BT get caught over using personal data in Phorm trials: real customer data was used to test the system. The Phorm Ultimatum highlights two key considerations for any successful platform: privacy and rewards. The Pope of the Web himself, Tim Berners-Lee puts its succinctly:

It’s mine - you can’t have it. If you want to use it for something then you have to negotiate with me, I have to agree; I have to understand what I’m getting in return.

At the same time, the US telcos are back on the hook for illegal wiretapping after a new version of FISA, without immunity, passed the House of Representatives. It makes you wonder who you’d prefer to spy on you.

Perhaps Apple. The computer company everyone loves followed up the announcement of its iPhone SDK with a mystery letter to hundreds of developers - no-one’s quite sure whether it’s a threat or not. There’s much to be said for taking your competitors by surprise; but astonishing them isn’t quite the same thing. Over at eComm 2008, meanwhile, Google bashes the iPhone. Incredibly enough, they reckon Android is superior. Meanwhile, the iPhone hackers have knocked the firmware wide open; including the bit that lets Apple brickify ones they don’t like. Linux iPhones can’t be far off now; not that there would be any point, but when does that stop hackers’ unbridled neophilia? Meanwhile, the port of Lotus Notes for the iPhone is confirmed. And Adobe reckons there are 500 million mobiles around with Flash Lite installed - but not one iPhone.
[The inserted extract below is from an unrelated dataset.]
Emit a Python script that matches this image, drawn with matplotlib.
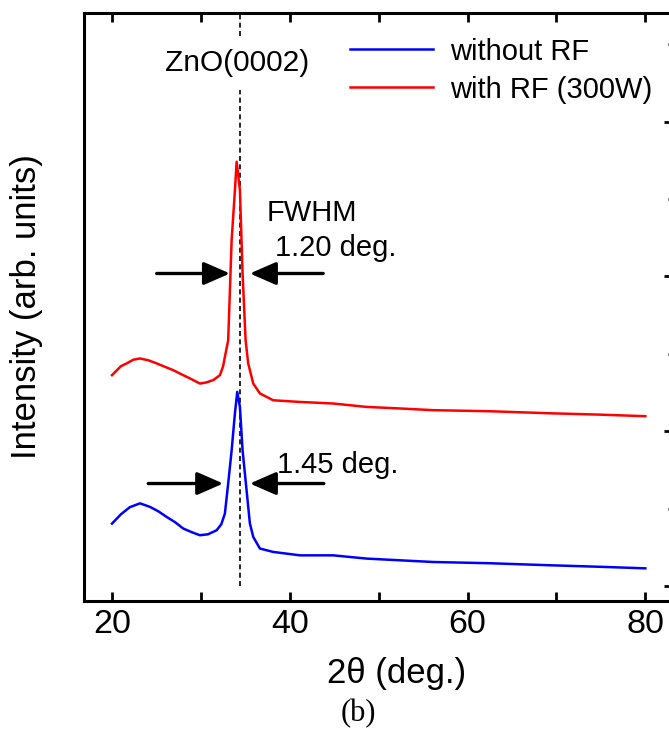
import matplotlib.pyplot as plt
from matplotlib.ticker import MultipleLocator

plt.rcParams['font.family'] = ['Liberation Sans', 'DejaVu Sans']

# XRD scans: 2theta (deg.) / intensity (arb. units)
theta_plain = [20.0, 21.0, 22.0, 23.15, 24.27, 25.2, 26.15, 27.1, 28.02, 29.0,
               29.89, 30.8, 31.77, 32.3, 32.70, 33.07, 33.46, 33.83, 34.09,
               34.39, 34.69, 35.06, 35.51, 35.89, 36.64, 38.13, 41.16, 44.88,
               48.63, 52.38, 56.12, 62.5, 69.2, 74.9, 80.0]
counts_plain = [0.403, 0.463, 0.509, 0.534, 0.511, 0.483, 0.446, 0.412, 0.371,
                0.347, 0.328, 0.334, 0.360, 0.399, 0.468, 0.662, 0.877, 1.116,
                1.254, 1.157, 0.877, 0.664, 0.405, 0.317, 0.242, 0.220, 0.198,
                0.198, 0.177, 0.166, 0.155, 0.147, 0.134, 0.124, 0.114]

theta_rf = [20.0, 21.0, 21.65, 22.4, 23.15, 24.1, 25.03, 26.0, 26.9, 27.8,
            28.77, 29.89, 30.6, 31.39, 32.14, 32.5, 32.70, 33.07, 33.46, 33.83,
            34.02, 34.39, 34.69, 35.03, 35.32, 35.89, 36.64, 38.13, 41.16,
            44.88, 48.63, 52.38, 56.12, 62.5, 69.2, 74.9, 80.0]
counts_rf = [1.362, 1.420, 1.438, 1.462, 1.470, 1.458, 1.438, 1.415, 1.394,
             1.368, 1.341, 1.308, 1.315, 1.330, 1.362, 1.420, 1.480, 1.588,
             2.235, 2.558, 2.741, 2.558, 2.019, 1.588, 1.438, 1.308, 1.244,
             1.200, 1.189, 1.179, 1.157, 1.147, 1.136, 1.129, 1.116, 1.107,
             1.097]

labels = ['without RF', 'with RF (300W)']
colors = ['#0000ff', '#ff0000']

peak_pos = 34.39  # ZnO(0002)
fwhm_text = ['1.20 deg.', '1.45 deg.']

fig = plt.figure(figsize=(6.69, 7.29), dpi=100)
ax = fig.add_axes([84 / 669, 128 / 729, 588 / 669, 588 / 729])

ax.plot(theta_plain, counts_plain, color=colors[0], lw=1.8, label=labels[0])
ax.plot(theta_rf, counts_rf, color=colors[1], lw=1.8, label=labels[1])

ax.plot([peak_pos, peak_pos], [0.0, 3.75], color='k', lw=1.2,
        dashes=(3, 2), zorder=1)
ax.text(34.07, 3.379, 'ZnO(0002)', fontsize=21.5, ha='center', va='center',
        bbox=dict(boxstyle='square,pad=0.45', fc='white', ec='none'))

# FWHM arrows (red pair, then blue pair)
arr = dict(arrowstyle='-|>,head_length=1.6,head_width=0.7', lw=2.4,
           color='k', shrinkA=0, shrinkB=0, mutation_scale=10)
for y, xl, xr in [(2.019, (25.03, 33.27), (43.76, 35.51)),
                  (0.662, (24.08, 32.51), (43.83, 35.51))]:
    ax.annotate('', xy=(xl[1], y), xytext=(xl[0], y), arrowprops=arr)
    ax.annotate('', xy=(xr[1], y), xytext=(xr[0], y), arrowprops=arr)

ax.text(37.39, 2.407, 'FWHM', fontsize=21, va='center')
ax.text(38.33, 2.181, fwhm_text[0], fontsize=21, va='center')
ax.text(38.52, 0.780, fwhm_text[1], fontsize=21, va='center')

ax.set_xlim(16.85, 83.0)
ax.set_ylim(-0.097, 3.702)
ax.xaxis.set_major_locator(MultipleLocator(20))
ax.xaxis.set_minor_locator(MultipleLocator(10))
ax.yaxis.set_major_locator(MultipleLocator(1))
ax.yaxis.set_minor_locator(MultipleLocator(0.5))
ax.yaxis.tick_right()

ax.tick_params(axis='x', which='both', direction='in', top=True, length=6.5,
               width=2, labelsize=24.5, pad=6)
ax.tick_params(axis='y', which='both', direction='in', labelright=False,
               left=False, width=2)
ax.tick_params(axis='y', which='major', length=6)
ax.tick_params(axis='y', which='minor', length=3)
for s in ax.spines.values():
    s.set_linewidth(2.2)

ax.set_xlabel('2θ (deg.)', fontsize=25)
ax.xaxis.set_label_coords(0.531, -0.095)
ax.set_ylabel('Intensity (arb. units)', fontsize=25)
ax.yaxis.set_label_position('left')
ax.yaxis.set_label_coords(-0.07, 0.5)

leg = ax.legend(loc='upper left', bbox_to_anchor=(0.452, 0.958), frameon=False,
                fontsize=21, handlelength=2.86, handletextpad=0.59,
                labelspacing=0.34, borderpad=0, borderaxespad=0)

fig.text(358 / 669, 1 - 714 / 729, '(b)', fontsize=22, family='Liberation Serif',
         ha='center', va='center')

fig.savefig('out.png', dpi=100)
Building the platform requires laying the foundations. Telehouse is spending £80 million on doubling the size of its carrier hotel in Docklands, as a world surge in data centre spending keeps up. They’re also adding 15,000 square feet of floorspace in Paris and setting up shop in Singapore. You can’t fake infrastructure, so don’t try. If you want to know who wants all that rackspace, this could give you an idea.
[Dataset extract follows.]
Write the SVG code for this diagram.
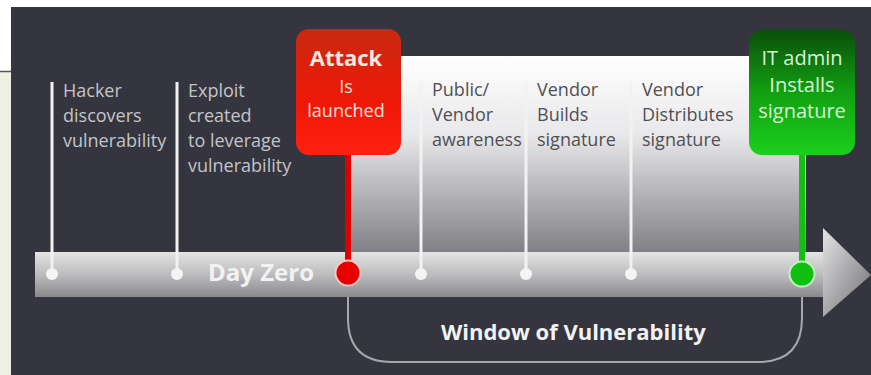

We’ve repeatedly said that Deutsche Telekom is a company with an overpriced foreign acquisition in its future: now here it is. DTAG plans to buy Greek incumbent OTE; stand by for more details, but you have to worry. At least the rumour about them buying Sprint-Nextel hasn’t come true yet; Telephony Online reports that Merrill Lynch is behind it, and discusses the appalling complexity of such a deal. It would create a company with CDMA2K, UMTS, GSM, iDEN, WiMAX, FLASH OFDM, and UMTS TDD networks, and that’s just in the mobile division. To say nothing of arguing with both US and EU regulators, and maybe buying a piece of a giant illegal-wiretapping lawsuit (remember, T-Mobile USA was one of the two honourable exceptions next to Qwest). Don’t do it, man - think of your wife and children.
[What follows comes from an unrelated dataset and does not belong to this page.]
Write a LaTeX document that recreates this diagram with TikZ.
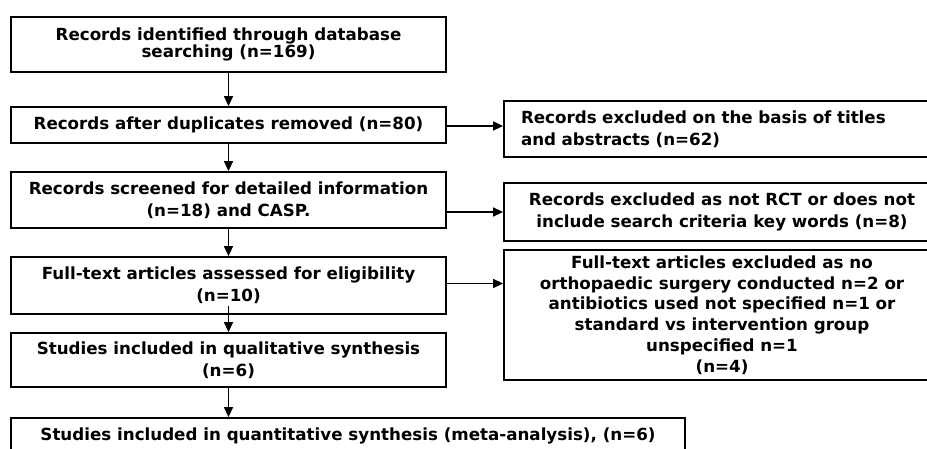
\documentclass[tikz,border=0pt]{standalone}
\usepackage{fontspec}
\setmainfont{DejaVu Sans}
\usetikzlibrary{arrows.meta}
\tikzset{
  box/.style={draw=black, line width=1.8pt, fill=white, inner sep=0pt, align=center,
    font=\fontsize{16.7}{21.6}\selectfont\bfseries},
  arr/.style={line width=1.5pt, -{Triangle[length=10pt,width=9pt]}}
}
\begin{document}
\begin{tikzpicture}[x=1pt,y=-1pt]
\useasboundingbox (0,0) rectangle (927,448);
\clip (0,0) rectangle (927,448);
\fill[white] (0,0) rectangle (927,448);
% left column
\node[box, minimum width=435pt, minimum height=55pt,
      font=\fontsize{16.7}{16.7}\selectfont\bfseries] (b1) at (228.5,44.5)
  {Records identified through database\\searching (n=169)};
\node[box, minimum width=435pt, minimum height=36pt] (b2) at (228.5,125)
  {Records after duplicates removed (n=80)};
\node[box, minimum width=435pt, minimum height=56pt] (b3) at (228.5,200)
  {Records screened for detailed information\\(n=18) and CASP.};
\node[box, minimum width=435pt, minimum height=57pt] (b4) at (228.5,285.5)
  {Full-text articles assessed for eligibility\\(n=10)};
\node[box, minimum width=435pt, minimum height=54pt] (b5) at (228.5,360)
  {Studies included in qualitative synthesis\\(n=6)};
\node[box, minimum width=674pt, minimum height=36pt] (b6) at (348,436)
  {Studies included in quantitative synthesis (meta-analysis), (n=6)};
% right column
\node[box, align=left, text width=402pt, inner xsep=17pt, minimum height=56pt] (r1) at (722,129)
  {Records excluded on the basis of titles\\and abstracts (n=62)};
\node[box, minimum width=436pt, minimum height=58pt] (r2) at (722,212)
  {Records excluded as not RCT or does not\\include search criteria key words (n=8)};
\node[box, minimum width=436pt, minimum height=130pt,
      font=\fontsize{16.7}{20.7}\selectfont\bfseries] (r3) at (722,315)
  {Full-text articles excluded as no\\orthopaedic surgery conducted n=2 or\\antibiotics used not specified n=1 or\\standard vs intervention group\\unspecified n=1\\(n=4)};
% vertical arrows
\draw[arr] (b1.south) -- (b2.north);
\draw[arr] (b2.south) -- (b3.north);
\draw[arr] (b3.south) -- (b4.north);
\coordinate (a4) at ([yshift=9pt]b4.south);
\draw[arr] (a4) -- (b5.north);
\draw[arr] (b5.south) -- (b5.south |- b6.north);
% horizontal arrows
\draw[arr] ([yshift=-1pt]b2.east) -- ([yshift=-1pt]b2.east -| r1.west);
\draw[arr] (b3.east |- r2.west) -- (r2.west);
\draw[arr] ([yshift=2pt]b4.east) -- ([yshift=2pt]b4.east -| r3.west);
\end{tikzpicture}
\end{document}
Telephony Online speculates that T-Mobile might want it as part of a grand scheme to build an LTE-based pan-global mobile empire. One network to rule them all. But if T-Mobile wanted to do that - they’ve already got 2+ GHz spectrum across the US for their UMTS build. In the EU, they’re already acquiring masses of cell-sites for the same reason. So why would they want the Telco USSR’s problems? Still, it really would be a huge, overpriced foreign acquisition. Alternatively, maybe Sprint will just demerge Nextel; leaving what?

Just to help matters, Sprint’s major wholesale customer, Virgin Media USA, is suffering after a sharp drop in subscriber additions. The excuse is that they didn’t see value in competing at the low end of market. The alternative, more plausible reason, is that the recession and competition is starting to bite.

Verizon looks a better bet; they’re looking seriously at the problems of developing a topology-aware P2P distribution system. This is something the industry badly needs to tackle the broadband incentive problem and further develop its digital logistics capability. But if you can’t wait for that, the short-term upside is still in emerging markets. Proof is that the Safaricom IPO is back on after being held up due to a screaming mob problem.

India’s state incumbent BSNL is looking for franchisees for pre-paid WiMAX; Bharti Airtel is working on its wholesale business. Finally over in the Netherlands, cable and fibre pull ahead of DSL for broadband access.